Find out what they want in bed
Relationships are a two-way street, especially in regards to sex. Make sure that you take the time to find out what’s been working for them, and what hasn’t. “If you say ‘I want to get more out of a person in bed,’ then you’re thinking about you, you’re not thinking about them,” says Dr. Wanis. “Come from the approach of here’s what I want, now what do you need? Here’s what will excite me more, what would excite you more?” Maybe your partner has been feeling similar to how you are. Regardless, sex will go better if you are both on the same page about what you want and what feels good.
Ask why there hasn't been a change
It’s okay to be a little blunt, especially if you feel like you’ve been very clear and your partner has been ignoring you. “If you have talked about your sexual relationship and you have suggested ways that your partner can make it more pleasurable for you, and he keeps ignoring your needs, and isn’t willing to try things you suggest, then you can ask him why,” says Dr. Lieberman.

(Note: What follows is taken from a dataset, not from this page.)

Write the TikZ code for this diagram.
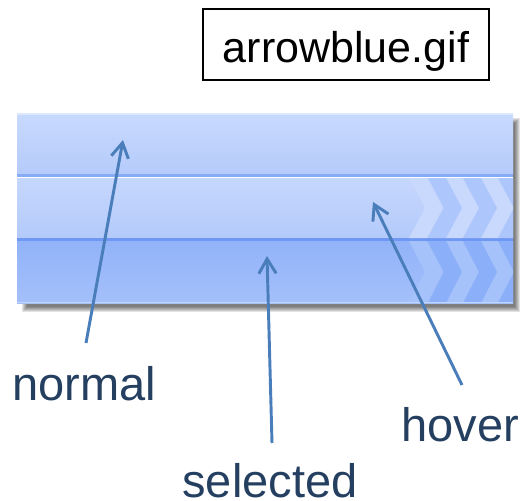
\documentclass[tikz,border=0pt]{standalone}
\usepackage{fontspec}
\setmainfont{Liberation Sans}
\usetikzlibrary{arrows.meta}
\definecolor{txt}{HTML}{243F60}
\definecolor{arr}{HTML}{4A7EBB}
\definecolor{topA}{HTML}{C8D9FD}
\definecolor{topB}{HTML}{B5CBFB}
\definecolor{midA}{HTML}{C6D7FD}
\definecolor{midB}{HTML}{B3CAFA}
\definecolor{botA}{HTML}{92B3F9}
\definecolor{botB}{HTML}{A4C0FA}
\definecolor{lineA}{HTML}{88ABF6}
\definecolor{lineB}{HTML}{6E98F4}
\definecolor{edgeL}{HTML}{C2D5FC}
\definecolor{chevDm}{HTML}{ADC6FB}
\definecolor{chevLm}{HTML}{C9D9FD}
\definecolor{chevDb}{HTML}{8BAFF8}
\definecolor{chevLb}{HTML}{A6C2FA}
\newcommand\mychev[4]{%
  \fill[#4] ({#1-16},#2) -- (#1,{(#2+#3)/2}) -- ({#1-16},#3) -- ({#1-34},#3)
    -- ({#1-18},{(#2+#3)/2}) -- ({#1-34},#2) -- cycle;}
\tikzset{
  lbl/.style={font=\fontsize{35.25}{40}\selectfont, text=txt, inner sep=0pt, anchor=base},
  ptr/.style={draw=arr, line width=2.2pt, -{Straight Barb[length=11pt,width=13pt]}},
  titlebox/.style={draw=black, line width=1.4pt, inner xsep=0pt, inner ysep=0pt,
    font=\fontsize{32.25}{38}\selectfont, text height=39.75pt, text depth=13.5pt,
    minimum width=214.5pt, anchor=base},
}
\begin{document}
\begin{tikzpicture}[x=0.75pt,y=-0.75pt]
\useasboundingbox (0,0) rectangle (525,500);
% title box
\node[titlebox] (title) at (346,62) {arrowblue.gif};
% shadow
\foreach \i in {0,...,5}
  \fill[black,opacity=0.11] ({22+\i},{118+\i}) rectangle ({520-\i},{312-\i});
% image bands
\fill[white] (17,113) rectangle (513,303);
\shade[top color=topA, bottom color=topB] (17,113) rectangle (513,174);
\fill[lineA] (17,174) rectangle (513,176.5);
\fill[white] (17,176.5) rectangle (513,178);
\shade[top color=midA, bottom color=midB] (17,178) rectangle (513,238);
\fill[lineB] (17,238) rectangle (513,241);
\shade[top color=botA, bottom color=botB] (17,241) rectangle (513,303);
\fill[edgeL] (17,301.5) rectangle (513,303);
\fill[white,opacity=0.4] (17,113) rectangle (513,114.5);
\begin{scope}
  \clip (17,178) rectangle (513,238);
  \foreach \t in {443,479,514} \mychev{\t}{178}{238}{chevLm};
  \foreach \t in {462,497,532} \mychev{\t}{178}{238}{chevDm};
\end{scope}
\begin{scope}
  \clip (17,241) rectangle (513,301.5);
  \foreach \t in {443,479,514} \mychev{\t}{241}{303}{chevLb};
  \foreach \t in {462,497,532} \mychev{\t}{241}{303}{chevDb};
\end{scope}
% labels
\node[lbl] (normal) at (84,400) {normal};
\node[lbl] (hover) at (460.5,441) {hover};
\node[lbl] (selected) at (270,497) {selected};
% connector ends
\coordinate (normalTail) at (86,343);
\coordinate (normalTip) at (123,140);
\coordinate (selTail) at (272,443);
\coordinate (selTip) at (267,256);
\coordinate (hovTail) at (462,385);
\coordinate (hovTip) at (373,202);
\draw[ptr] (normalTail) -- (normalTip);
\draw[ptr] (selTail) -- (selTip);
\draw[ptr] (hovTail) -- (hovTip);
\end{tikzpicture}
\end{document}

You need to determine if your partner really hasn’t noticed what you’ve been saying or doing, and if they have and have ignored it, if that’s really the kind of relationship you want. There may a specific reason they’ve been doing things a certain way, and that’s okay. “Instead of getting upset, I decided to ask him and get into his head about why he wouldn’t [give oral sex],” says Marisa, a sophomore at Arizona State University. “He opened up about his fears and some past bad experiences that led him to not wanting to and I was so happy I didn’t get mad at him because I had no idea!” According Dr. Wanis, sex often reflects deeper parts of your relationship, and if your partner isn’t willing to make changes to make you happy you may not be in the right relationship.
Sex can complicate relationships fairly quickly, so don’t get discouraged if you find a shift within your relationship after making changes in your sex life. Talking to a professional relationship counselor can only help you get more on the same page. Take the steps necessary to fight for a relationship you believe in, and don't be afraid to walk away from a partnership that feels one-sided or unhealthy.